Work to complete » Filter the records for lines holding the string "matches".

[Raw records]
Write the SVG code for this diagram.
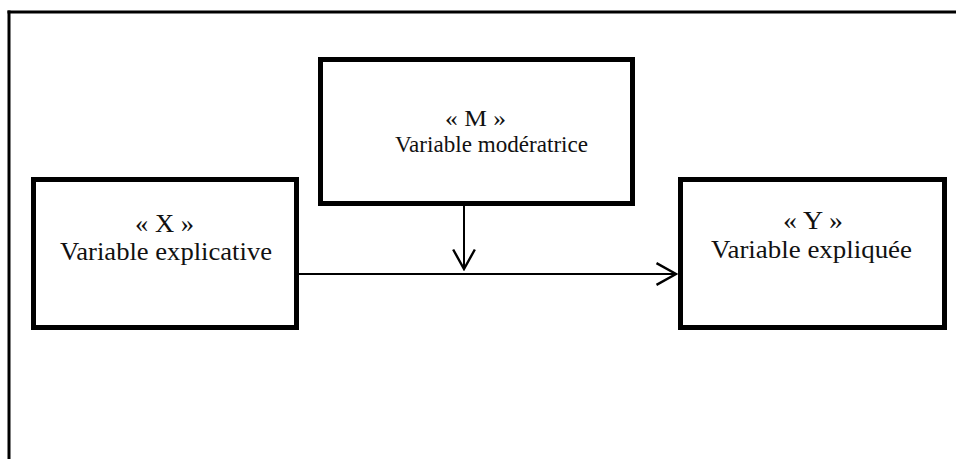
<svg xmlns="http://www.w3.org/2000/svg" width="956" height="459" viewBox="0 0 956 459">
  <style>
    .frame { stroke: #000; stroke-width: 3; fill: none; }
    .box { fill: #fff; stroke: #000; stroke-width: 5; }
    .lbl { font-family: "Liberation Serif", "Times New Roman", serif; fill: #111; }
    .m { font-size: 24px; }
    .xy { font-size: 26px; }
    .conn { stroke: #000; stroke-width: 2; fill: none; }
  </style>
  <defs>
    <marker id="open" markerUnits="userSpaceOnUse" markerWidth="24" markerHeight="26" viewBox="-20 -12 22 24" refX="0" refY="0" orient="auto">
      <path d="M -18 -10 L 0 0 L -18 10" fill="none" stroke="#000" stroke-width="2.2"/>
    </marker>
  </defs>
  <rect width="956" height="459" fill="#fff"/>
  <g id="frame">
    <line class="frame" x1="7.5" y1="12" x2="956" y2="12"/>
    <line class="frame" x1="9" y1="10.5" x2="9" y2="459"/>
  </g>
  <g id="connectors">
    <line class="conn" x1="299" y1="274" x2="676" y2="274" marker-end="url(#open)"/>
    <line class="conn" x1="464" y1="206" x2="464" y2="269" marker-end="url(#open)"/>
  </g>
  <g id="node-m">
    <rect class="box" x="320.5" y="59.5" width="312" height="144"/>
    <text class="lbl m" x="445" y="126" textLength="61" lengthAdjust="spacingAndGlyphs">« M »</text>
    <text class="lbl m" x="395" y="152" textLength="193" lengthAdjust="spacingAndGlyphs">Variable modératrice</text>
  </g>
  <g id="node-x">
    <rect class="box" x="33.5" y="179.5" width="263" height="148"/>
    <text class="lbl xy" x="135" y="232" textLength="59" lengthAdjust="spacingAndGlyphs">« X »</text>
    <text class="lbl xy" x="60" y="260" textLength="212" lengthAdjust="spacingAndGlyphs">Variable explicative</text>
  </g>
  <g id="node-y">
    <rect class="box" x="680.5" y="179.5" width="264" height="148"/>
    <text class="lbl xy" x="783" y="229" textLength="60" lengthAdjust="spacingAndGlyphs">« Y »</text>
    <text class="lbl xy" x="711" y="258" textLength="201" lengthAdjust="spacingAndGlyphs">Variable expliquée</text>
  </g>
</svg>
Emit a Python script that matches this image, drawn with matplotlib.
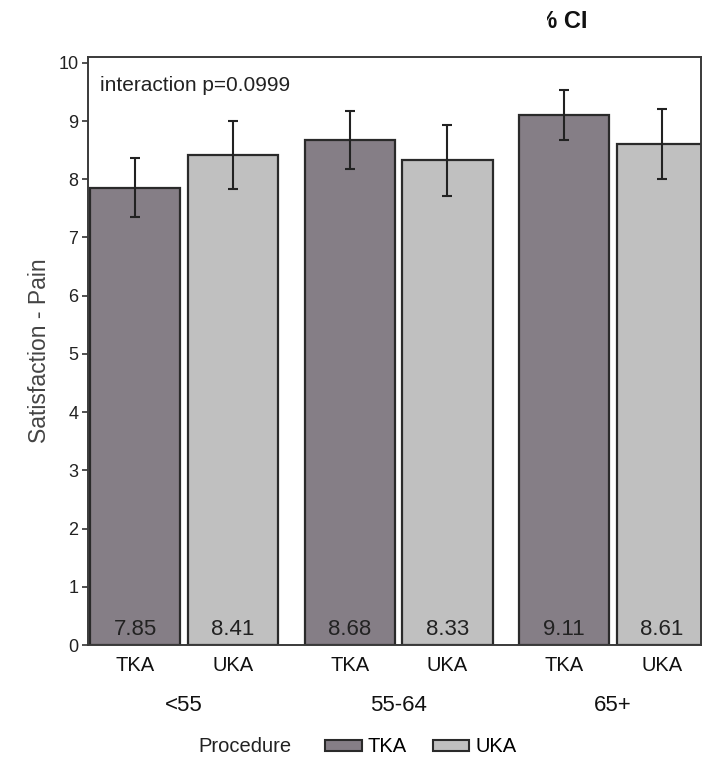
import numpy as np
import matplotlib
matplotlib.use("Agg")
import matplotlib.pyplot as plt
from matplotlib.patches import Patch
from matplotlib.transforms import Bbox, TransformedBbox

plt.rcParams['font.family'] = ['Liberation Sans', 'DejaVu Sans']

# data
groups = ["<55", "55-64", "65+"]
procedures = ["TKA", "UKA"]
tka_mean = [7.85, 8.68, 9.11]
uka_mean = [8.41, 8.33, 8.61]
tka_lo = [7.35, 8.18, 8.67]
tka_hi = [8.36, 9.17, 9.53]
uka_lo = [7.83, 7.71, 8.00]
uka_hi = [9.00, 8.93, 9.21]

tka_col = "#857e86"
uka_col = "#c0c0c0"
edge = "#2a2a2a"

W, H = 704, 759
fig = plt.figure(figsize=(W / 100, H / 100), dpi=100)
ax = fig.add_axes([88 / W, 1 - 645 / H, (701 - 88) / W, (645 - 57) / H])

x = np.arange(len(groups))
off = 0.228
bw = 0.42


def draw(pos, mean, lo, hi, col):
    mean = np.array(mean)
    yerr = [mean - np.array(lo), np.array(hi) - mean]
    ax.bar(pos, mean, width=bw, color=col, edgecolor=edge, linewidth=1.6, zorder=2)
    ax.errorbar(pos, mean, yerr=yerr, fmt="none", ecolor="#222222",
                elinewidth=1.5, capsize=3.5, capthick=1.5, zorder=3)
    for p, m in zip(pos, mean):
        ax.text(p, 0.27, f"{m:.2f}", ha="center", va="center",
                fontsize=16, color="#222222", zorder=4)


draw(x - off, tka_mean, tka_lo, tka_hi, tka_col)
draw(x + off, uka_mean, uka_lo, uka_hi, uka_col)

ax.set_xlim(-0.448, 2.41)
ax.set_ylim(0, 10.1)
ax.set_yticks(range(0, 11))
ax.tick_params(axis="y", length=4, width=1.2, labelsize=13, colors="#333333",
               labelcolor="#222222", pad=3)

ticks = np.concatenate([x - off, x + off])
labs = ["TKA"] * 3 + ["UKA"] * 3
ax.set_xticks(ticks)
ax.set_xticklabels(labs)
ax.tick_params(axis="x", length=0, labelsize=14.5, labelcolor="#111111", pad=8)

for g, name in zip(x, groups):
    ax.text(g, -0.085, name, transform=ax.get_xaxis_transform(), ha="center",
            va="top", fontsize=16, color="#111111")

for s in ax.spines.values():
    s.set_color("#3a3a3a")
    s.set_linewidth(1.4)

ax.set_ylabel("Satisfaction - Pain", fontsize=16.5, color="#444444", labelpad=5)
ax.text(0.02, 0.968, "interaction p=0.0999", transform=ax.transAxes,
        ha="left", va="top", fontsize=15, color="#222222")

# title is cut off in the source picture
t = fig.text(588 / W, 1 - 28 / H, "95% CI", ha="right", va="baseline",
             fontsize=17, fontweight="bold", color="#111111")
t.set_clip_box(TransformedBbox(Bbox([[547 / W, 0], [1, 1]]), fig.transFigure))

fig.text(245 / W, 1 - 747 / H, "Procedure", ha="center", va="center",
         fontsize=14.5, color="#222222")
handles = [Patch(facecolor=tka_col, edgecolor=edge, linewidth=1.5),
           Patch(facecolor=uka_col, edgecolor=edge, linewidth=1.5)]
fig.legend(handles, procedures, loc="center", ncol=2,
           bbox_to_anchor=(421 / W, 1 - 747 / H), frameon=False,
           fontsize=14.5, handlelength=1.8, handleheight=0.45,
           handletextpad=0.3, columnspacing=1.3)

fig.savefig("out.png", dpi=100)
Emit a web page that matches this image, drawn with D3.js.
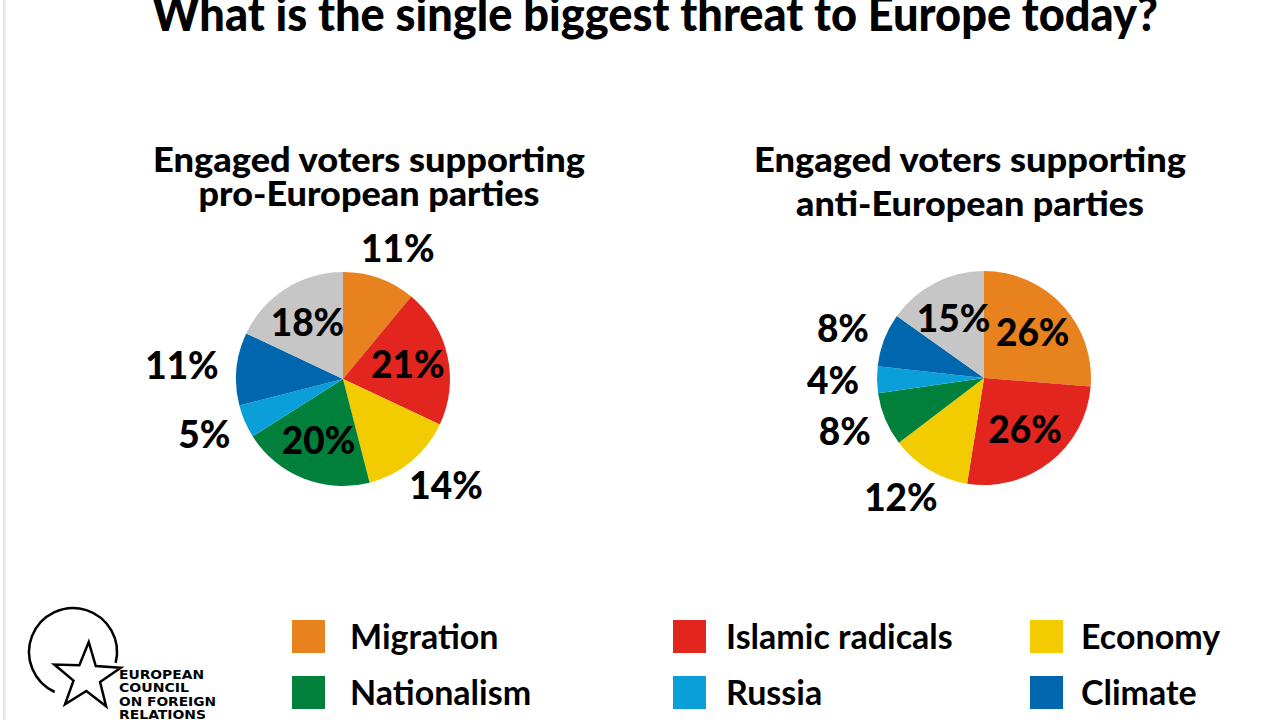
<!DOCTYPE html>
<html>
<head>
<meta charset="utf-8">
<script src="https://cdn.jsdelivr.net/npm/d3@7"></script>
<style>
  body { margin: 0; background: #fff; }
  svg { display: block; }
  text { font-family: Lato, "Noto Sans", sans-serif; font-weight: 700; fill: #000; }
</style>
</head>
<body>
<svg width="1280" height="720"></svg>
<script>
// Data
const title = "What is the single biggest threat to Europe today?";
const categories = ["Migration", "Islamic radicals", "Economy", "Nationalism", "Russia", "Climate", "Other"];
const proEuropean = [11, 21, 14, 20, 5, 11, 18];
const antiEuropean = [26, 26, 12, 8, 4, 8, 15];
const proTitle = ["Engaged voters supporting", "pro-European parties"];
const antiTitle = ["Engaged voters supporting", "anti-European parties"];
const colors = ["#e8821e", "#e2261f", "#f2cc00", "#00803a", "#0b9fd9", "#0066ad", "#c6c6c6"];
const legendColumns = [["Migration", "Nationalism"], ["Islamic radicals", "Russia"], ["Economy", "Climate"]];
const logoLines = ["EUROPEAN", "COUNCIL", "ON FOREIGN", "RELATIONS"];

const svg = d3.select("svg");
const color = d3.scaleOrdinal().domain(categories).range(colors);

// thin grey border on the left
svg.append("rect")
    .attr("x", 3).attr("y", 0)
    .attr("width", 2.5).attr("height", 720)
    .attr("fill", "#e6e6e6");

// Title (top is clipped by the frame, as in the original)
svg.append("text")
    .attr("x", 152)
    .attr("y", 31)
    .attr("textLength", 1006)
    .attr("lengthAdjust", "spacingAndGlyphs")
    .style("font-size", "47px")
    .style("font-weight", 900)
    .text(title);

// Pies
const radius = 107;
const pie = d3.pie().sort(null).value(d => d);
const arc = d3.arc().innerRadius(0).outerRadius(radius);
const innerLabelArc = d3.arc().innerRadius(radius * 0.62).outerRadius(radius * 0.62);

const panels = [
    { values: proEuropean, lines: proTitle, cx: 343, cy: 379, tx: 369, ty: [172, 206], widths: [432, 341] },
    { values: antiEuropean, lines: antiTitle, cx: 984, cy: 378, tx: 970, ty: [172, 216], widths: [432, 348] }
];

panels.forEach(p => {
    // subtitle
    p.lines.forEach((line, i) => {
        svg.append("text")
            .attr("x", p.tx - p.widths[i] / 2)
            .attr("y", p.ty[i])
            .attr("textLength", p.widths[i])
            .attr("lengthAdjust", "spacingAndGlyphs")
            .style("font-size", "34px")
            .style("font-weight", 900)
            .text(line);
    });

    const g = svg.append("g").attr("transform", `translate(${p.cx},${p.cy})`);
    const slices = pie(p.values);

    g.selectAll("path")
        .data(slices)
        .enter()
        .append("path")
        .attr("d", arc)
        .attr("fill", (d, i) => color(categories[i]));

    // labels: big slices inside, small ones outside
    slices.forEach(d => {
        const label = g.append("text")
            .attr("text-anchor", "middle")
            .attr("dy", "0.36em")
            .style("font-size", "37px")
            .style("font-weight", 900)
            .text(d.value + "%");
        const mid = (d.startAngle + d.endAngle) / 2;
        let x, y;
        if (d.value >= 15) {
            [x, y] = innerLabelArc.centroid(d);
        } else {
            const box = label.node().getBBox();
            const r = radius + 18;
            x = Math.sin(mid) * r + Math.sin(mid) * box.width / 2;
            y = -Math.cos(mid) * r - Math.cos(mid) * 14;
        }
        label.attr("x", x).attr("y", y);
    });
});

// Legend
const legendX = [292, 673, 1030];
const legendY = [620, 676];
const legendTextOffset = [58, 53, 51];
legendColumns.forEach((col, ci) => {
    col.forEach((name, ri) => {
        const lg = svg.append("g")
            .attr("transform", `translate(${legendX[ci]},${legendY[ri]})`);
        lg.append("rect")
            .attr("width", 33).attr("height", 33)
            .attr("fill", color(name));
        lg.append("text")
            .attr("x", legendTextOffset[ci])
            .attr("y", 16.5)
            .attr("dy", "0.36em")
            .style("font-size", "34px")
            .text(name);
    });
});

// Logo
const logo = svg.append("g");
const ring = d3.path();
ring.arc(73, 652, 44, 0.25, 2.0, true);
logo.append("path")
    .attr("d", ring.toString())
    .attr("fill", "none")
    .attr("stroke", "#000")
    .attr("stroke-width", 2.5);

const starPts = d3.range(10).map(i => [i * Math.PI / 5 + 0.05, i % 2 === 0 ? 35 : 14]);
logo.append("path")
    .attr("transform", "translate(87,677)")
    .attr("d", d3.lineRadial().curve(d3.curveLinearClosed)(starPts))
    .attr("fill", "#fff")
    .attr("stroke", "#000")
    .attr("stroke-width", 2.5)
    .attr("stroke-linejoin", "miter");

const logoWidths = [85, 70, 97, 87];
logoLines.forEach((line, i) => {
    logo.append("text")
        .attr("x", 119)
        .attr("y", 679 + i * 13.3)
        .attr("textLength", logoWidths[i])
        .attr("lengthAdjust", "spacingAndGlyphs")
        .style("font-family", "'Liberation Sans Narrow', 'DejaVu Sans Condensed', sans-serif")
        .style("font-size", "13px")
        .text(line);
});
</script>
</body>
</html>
--
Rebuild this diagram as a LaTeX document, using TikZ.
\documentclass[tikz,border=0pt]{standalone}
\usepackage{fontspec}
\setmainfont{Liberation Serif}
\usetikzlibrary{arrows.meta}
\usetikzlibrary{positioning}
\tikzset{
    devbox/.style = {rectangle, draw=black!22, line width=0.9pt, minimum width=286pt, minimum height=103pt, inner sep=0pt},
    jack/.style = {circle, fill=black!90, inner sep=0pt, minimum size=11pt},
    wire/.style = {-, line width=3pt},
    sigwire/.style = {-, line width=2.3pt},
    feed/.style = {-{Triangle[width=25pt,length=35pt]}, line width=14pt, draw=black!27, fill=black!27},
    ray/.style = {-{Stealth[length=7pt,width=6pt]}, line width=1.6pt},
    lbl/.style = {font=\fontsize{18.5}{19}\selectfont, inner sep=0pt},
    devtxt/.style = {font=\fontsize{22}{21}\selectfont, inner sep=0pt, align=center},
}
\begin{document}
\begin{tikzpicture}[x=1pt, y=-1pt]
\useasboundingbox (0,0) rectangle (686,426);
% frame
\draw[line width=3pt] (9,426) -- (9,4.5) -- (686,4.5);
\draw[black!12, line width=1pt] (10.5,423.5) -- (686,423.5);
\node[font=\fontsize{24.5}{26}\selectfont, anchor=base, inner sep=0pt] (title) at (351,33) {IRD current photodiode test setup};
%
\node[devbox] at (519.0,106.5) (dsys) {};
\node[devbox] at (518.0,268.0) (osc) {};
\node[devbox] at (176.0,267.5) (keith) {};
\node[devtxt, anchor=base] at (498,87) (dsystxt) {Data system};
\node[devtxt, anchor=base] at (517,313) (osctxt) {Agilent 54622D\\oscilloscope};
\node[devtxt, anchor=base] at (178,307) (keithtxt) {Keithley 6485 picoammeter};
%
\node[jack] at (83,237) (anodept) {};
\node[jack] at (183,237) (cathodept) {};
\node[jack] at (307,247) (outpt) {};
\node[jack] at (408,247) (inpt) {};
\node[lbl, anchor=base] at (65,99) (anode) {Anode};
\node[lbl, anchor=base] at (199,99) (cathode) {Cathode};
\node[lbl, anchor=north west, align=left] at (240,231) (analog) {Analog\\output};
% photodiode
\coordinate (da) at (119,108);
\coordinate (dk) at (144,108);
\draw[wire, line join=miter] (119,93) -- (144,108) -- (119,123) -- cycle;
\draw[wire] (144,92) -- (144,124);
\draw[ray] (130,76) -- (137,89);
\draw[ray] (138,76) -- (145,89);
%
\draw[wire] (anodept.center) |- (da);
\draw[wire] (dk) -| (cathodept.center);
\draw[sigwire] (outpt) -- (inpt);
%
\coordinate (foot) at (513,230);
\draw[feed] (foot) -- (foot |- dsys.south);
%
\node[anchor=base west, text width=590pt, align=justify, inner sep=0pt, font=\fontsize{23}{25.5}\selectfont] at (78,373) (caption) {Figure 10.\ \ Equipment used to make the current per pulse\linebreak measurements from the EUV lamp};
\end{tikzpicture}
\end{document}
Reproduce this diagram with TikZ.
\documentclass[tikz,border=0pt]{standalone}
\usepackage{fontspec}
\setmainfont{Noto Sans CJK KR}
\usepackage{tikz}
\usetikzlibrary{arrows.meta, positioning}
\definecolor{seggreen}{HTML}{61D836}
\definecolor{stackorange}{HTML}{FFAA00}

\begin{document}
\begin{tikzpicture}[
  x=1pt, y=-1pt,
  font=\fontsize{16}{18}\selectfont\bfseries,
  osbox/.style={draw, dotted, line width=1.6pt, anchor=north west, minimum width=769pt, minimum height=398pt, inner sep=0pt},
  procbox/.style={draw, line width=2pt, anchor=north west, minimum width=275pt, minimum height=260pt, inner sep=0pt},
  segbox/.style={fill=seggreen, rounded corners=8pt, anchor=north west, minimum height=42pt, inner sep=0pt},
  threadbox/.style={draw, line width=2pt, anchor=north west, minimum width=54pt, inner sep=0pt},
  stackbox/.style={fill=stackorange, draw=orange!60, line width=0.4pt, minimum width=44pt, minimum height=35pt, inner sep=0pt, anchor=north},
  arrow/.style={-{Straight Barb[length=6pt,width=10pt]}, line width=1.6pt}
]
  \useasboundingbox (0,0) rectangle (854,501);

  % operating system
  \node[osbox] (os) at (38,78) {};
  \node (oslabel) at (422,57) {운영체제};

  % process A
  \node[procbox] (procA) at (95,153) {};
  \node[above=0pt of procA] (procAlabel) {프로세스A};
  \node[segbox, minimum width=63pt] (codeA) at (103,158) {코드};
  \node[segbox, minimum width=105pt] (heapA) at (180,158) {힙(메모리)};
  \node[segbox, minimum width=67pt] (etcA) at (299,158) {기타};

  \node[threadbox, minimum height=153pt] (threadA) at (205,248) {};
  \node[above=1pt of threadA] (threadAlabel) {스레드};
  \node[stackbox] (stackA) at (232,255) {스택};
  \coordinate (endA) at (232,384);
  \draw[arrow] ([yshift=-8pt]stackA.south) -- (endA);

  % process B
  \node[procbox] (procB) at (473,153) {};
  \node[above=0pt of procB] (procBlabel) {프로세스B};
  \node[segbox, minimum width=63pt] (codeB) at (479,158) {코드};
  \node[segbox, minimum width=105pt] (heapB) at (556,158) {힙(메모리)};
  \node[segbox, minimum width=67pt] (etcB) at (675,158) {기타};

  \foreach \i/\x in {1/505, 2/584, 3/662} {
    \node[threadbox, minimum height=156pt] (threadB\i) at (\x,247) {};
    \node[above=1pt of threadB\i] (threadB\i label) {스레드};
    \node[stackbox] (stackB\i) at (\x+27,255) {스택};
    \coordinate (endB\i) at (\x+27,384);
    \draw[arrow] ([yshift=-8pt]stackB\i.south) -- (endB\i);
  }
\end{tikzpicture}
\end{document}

Exercise solution »
Emit a Python script that matches this image, drawn with matplotlib.
Emit a web page that matches this image, drawn with D3.js.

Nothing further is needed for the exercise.